To do: Retype only what runs from the beginning of the data through the line with "from bokeh.resources import INLINE"; please omit the pictures and keep every line exact.

Provided material:

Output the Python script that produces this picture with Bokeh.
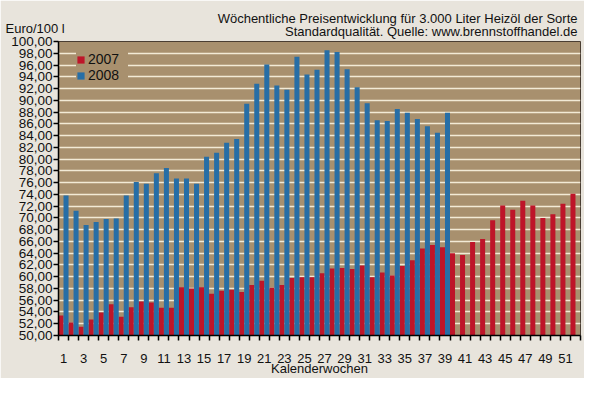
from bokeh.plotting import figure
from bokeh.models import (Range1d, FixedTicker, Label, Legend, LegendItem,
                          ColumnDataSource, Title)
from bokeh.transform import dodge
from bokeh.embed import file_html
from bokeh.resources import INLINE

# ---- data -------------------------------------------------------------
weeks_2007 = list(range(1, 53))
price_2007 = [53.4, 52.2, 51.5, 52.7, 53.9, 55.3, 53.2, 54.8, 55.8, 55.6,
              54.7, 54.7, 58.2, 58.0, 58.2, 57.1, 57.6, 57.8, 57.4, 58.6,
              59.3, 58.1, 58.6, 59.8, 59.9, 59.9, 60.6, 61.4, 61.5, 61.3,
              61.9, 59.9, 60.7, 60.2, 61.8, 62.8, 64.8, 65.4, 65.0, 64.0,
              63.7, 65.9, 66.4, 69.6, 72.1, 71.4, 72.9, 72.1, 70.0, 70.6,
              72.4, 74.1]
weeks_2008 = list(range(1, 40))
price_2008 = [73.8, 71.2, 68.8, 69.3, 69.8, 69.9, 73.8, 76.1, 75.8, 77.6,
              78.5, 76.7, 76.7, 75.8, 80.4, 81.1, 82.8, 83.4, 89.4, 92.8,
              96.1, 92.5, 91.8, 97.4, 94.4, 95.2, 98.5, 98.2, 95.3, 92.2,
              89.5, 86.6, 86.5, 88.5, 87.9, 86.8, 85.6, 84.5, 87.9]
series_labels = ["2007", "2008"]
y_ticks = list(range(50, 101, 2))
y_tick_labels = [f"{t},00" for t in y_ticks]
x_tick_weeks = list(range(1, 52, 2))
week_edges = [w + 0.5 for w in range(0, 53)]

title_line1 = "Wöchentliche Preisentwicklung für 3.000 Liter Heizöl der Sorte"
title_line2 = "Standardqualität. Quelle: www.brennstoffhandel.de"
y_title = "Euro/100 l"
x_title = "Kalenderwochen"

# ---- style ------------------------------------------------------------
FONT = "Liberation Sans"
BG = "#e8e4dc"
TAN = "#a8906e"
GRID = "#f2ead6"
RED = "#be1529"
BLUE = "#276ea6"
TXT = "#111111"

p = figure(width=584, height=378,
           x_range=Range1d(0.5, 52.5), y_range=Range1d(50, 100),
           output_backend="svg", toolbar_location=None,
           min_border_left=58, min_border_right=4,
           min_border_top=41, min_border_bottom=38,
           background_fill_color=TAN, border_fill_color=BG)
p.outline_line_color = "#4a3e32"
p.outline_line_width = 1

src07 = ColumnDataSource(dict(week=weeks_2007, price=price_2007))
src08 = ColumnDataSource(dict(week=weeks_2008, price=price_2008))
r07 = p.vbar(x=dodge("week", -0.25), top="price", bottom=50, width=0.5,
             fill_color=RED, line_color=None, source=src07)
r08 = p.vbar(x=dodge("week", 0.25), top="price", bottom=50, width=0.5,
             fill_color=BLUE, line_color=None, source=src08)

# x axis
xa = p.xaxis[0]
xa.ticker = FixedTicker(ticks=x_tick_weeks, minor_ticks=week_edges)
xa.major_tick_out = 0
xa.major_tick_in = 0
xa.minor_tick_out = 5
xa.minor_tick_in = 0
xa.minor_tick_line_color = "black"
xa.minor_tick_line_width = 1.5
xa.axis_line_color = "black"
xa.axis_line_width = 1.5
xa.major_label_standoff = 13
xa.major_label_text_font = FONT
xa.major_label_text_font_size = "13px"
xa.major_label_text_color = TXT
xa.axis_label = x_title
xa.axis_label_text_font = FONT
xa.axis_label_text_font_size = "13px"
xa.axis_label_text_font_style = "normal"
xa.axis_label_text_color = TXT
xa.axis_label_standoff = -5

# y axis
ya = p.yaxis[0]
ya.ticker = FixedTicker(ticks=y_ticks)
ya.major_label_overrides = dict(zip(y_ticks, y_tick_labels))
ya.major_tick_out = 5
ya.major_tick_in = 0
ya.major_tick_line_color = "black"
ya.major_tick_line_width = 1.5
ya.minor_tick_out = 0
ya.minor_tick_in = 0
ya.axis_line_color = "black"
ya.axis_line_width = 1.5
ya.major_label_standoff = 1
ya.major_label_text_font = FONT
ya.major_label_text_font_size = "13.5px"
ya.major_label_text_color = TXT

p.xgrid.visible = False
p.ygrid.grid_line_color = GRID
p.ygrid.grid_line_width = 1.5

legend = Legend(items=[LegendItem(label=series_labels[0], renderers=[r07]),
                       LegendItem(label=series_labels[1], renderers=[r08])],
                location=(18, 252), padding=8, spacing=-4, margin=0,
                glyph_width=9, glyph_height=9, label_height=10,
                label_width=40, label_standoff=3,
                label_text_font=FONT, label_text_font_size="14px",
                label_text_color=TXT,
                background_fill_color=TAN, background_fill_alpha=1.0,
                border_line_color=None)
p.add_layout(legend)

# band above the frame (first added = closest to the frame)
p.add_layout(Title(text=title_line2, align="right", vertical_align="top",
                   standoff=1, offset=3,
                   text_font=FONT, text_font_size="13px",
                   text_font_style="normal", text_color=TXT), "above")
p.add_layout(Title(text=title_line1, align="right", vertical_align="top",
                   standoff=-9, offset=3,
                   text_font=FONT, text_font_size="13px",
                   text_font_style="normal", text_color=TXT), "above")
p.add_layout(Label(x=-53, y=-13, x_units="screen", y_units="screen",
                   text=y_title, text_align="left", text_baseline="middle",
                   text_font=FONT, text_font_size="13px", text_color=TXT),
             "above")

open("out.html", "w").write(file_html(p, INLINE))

Output for this task:
Output the Python script that produces this picture with Bokeh.
from bokeh.plotting import figure
from bokeh.models import (Range1d, FixedTicker, Label, Legend, LegendItem,
                          ColumnDataSource, Title)
from bokeh.transform import dodge
from bokeh.embed import file_html
from bokeh.resources import INLINE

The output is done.